Ivanka Trump Called Steve Bannon a 'fucking Liar,' President's Former Chief Strategist Claims

Steve Bannon
Bannon has been criticised by Mitch McConnell. Jonathan Ernst/Reuters

Tensions seemingly ran high between President Donald Trump's daughter and former White House chief strategist Steve Bannon.

A new report from Vanity Fair claims that Ivanka had a heated exchange with Bannon at an Oval Office meeting last spring. President Donald Trump wanted to settle long-standing differences between the now Breitbart executive chairman, senior advisor Jared Kushner and his wife, Ivanka.

But peace was far from achieved at the meeting. According to Bannon's account, Ivanka accused him of leaking stories to the press, to which he responded, "She's the queen of leaks." Bannon's words are then said to have elicited a strong rebuke from Ivanka: "You're a fucking liar!"

The meeting took place after weeks of tension and chaos within the White House, almost immediately after Trump assumed office. Bannon reportedly labeled the competing wing of the White House, led by Ivanka and Kushner. "the Democrats."

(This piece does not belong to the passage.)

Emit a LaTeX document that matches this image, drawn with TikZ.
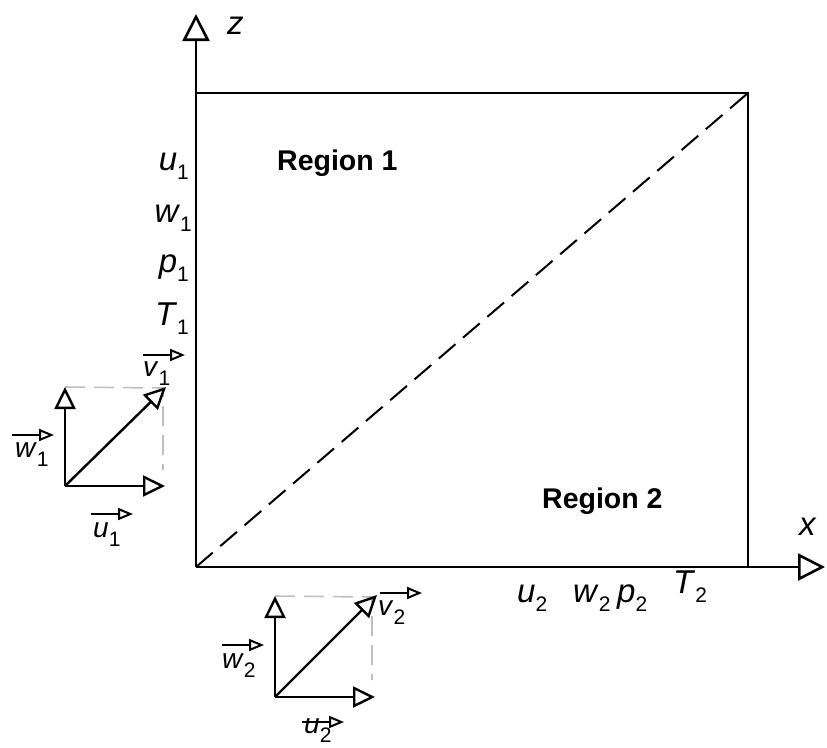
\documentclass[tikz,border=0pt]{standalone}
\usepackage{fontspec}
\setmainfont{Liberation Sans}
\usetikzlibrary{arrows.meta,calc}
\newcommand{\varsub}[2]{\textit{#1}\raisebox{-9pt}{\fontsize{21}{21}\selectfont #2}}

\begin{document}
\begin{tikzpicture}[x=1pt, y=-1pt,
  axisline/.style={line width=2.6pt, -{Triangle[open, length=27pt, width=27pt]}},
  boxline/.style={line width=2.6pt},
  diagline/.style={line width=2pt, dash pattern=on 22pt off 10pt},
  vecline/.style={line width=2.4pt, -{Triangle[open, length=22pt, width=21pt]}},
  helpline/.style={line width=1.6pt, draw=gray!50, dash pattern=on 20pt off 9pt},
  labarrow/.style={line width=2pt, -{Triangle[open, length=15pt, width=12pt]}},
  varlab/.style={font=\fontsize{33}{33}\selectfont, inner sep=0pt},
  veclab/.style={font=\fontsize{28}{28}\selectfont, inner sep=0pt},
  regionlab/.style={font=\fontsize{28.5}{28.5}\selectfont\bfseries, inner sep=0pt}
]
\useasboundingbox (0,0) rectangle (827,747);

% Axes and the domain box
\coordinate (origin) at (196,567);
\coordinate (ztip) at (196,14);
\coordinate (xtip) at (825,567);
\coordinate (topleft) at (196,93);
\coordinate (topright) at (748,93);
\coordinate (botright) at (748,567);
\draw[axisline] (origin) -- (ztip);
\draw[axisline] (origin) -- (xtip);
\draw[boxline] (topleft) -- (topright) -- (botright);
\draw[diagline] (origin) -- (topright);
\node[varlab, anchor=base west] (zlab) at (227,34) {\textit{z}};
\node[varlab, anchor=base west] (xlab) at (799,535) {\textit{x}};

% Region names
\node[regionlab, anchor=base west] (reg1) at (277,170) {Region 1};
\node[regionlab, anchor=base west] (reg2) at (542,508) {Region 2};

% Variables of region 1 along the z axis
\node[varlab, anchor=base east] (u1) at (189,170) {\varsub{u}{1}};
\node[varlab, anchor=base east] (w1) at (192,222) {\varsub{w}{1}};
\node[varlab, anchor=base east] (p1) at (189,272) {\varsub{p}{1}};
\node[varlab, anchor=base east] (T1) at (189,325) {\varsub{T}{1}};

% Variables of region 2 along the x axis
\node[varlab, anchor=base west] (u2) at (517,602) {\varsub{u}{2}};
\node[varlab, anchor=base west] (w2) at (573,602) {\varsub{w}{2}};
\node[varlab, anchor=base west] (p2) at (617,602) {\varsub{p}{2}};
\node[varlab, anchor=base west] (T2) at (673,593) {\varsub{T}{2}};

% Velocity sketch of region 1
\coordinate (vo1) at (65,486);
\coordinate (wtip1) at (65,387);
\coordinate (utip1) at (165,486);
\coordinate (vtip1) at (166,387);
\coordinate (corner1) at (163,388);
\draw[helpline] (wtip1) -- (corner1) -- (163,470);
\draw[vecline] (vo1) -- (wtip1);
\draw[vecline] (vo1) -- (utip1);
\draw[vecline] (vo1) -- (vtip1);
\node[veclab, anchor=base west] (v1lab) at (143,376) {\varsub{v}{1}};
\node[veclab, anchor=base west] (w1lab) at (15,457) {\varsub{w}{1}};
\node[veclab, anchor=base west] (u1lab) at (93,537) {\varsub{u}{1}};
\coordinate (v1a) at (143,355);
\coordinate (v1b) at (185,355);
\coordinate (w1a) at (12,435);
\coordinate (w1b) at (54,435);
\coordinate (u1a) at (91,514);
\coordinate (u1b) at (133,514);
\draw[labarrow] (v1a) -- (v1b);
\draw[labarrow] (w1a) -- (w1b);
\draw[labarrow] (u1a) -- (u1b);

% Velocity sketch of region 2
\coordinate (vo2) at (275,697);
\coordinate (wtip2) at (275,596);
\coordinate (utip2) at (375,697);
\coordinate (vtip2) at (377,595);
\coordinate (corner2) at (372,597);
\draw[helpline] (wtip2) -- (corner2) -- (372,680);
\draw[vecline] (vo2) -- (wtip2);
\draw[vecline] (vo2) -- (utip2);
\draw[vecline] (vo2) -- (vtip2);
\node[veclab, anchor=base west] (v2lab) at (378,615) {\varsub{v}{2}};
\node[veclab, anchor=base west] (w2lab) at (222,668) {\varsub{w}{2}};
\node[veclab, anchor=base west] (u2lab) at (304,733) {\varsub{u}{2}};
\coordinate (v2a) at (380,593);
\coordinate (v2b) at (422,593);
\coordinate (w2a) at (222,645);
\coordinate (w2b) at (264,645);
\coordinate (u2a) at (302,722);
\coordinate (u2b) at (344,722);
\draw[labarrow] (v2a) -- (v2b);
\draw[labarrow] (w2a) -- (w2b);
\draw[labarrow] (u2a) -- (u2b);

\end{tikzpicture}
\end{document}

Ivanka Trump's condemnation of Roy Moore may have pushed the president to endorse the candidate, according to a Politico report. Kevin Lamarque/Reuters

Bannon has not hidden his contempt for Kushner. He blamed Trump's son-in-law for attending meetings during the presidential campaign "that gave the appearance that the Trump team sought Putin's help," Vanity Fair reported. Bannon added: "[Kushner] is taking meetings with Russians to get additional stuff. This tells you everything about Jared."

Sources close to the White House, though, have suggested that the best step the Trump administration took was to fire Bannon. Abbe Lowell, Kushner's lawyer, said that Bannon "may regret not being in the White House anymore, but that is not an excuse for him peddling false stories about Jared."

Bannon, Kushner and Ivanka failed to see eye to eye on several issues. On election night, all three of them disagreed on the content of Trump's victory speech, with Bannon keen for the victor to keep up his combative language, while Kushner and Ivanka preferred a speech that called for unity.

Following deadly violence at a white nationalist rally in Charlottesville, Virginia, in August, Kushner and Ivanka are said to have begged Trump to apologize for blaming the violence "on many sides." Conversely, Bannon believed that apologizing or making a phone call would provide no benefit. "I said it's not enough and it's too late," Bannon recalled. "Nothing you can say could be good enough." The same month, Bannon left the White House.

President Donald Trump and his son-in-law and senior adviser Jared Kushner arrive for a meeting with manufacturing CEOs at the White House in Washington, D.C., on February 23. Reuters

The feud continued as recently as this month. Bannon slammed Ivanka on the eve of the Alabama Senate special election. During a rally for GOP candidate Roy Moore, Bannon used the reference "there's a special place in hell for Republicans who should know better," in regards to a statement Ivanka made condemning child molesters in the wake of allegations that Moore preyed on teenage girls. Ivanka had told the Associated Press in November that "there's a special place in hell for people who prey on children" and added that she had "no reason to doubt the victims' accounts" with respect to the accusations against the eventually defeated Moore.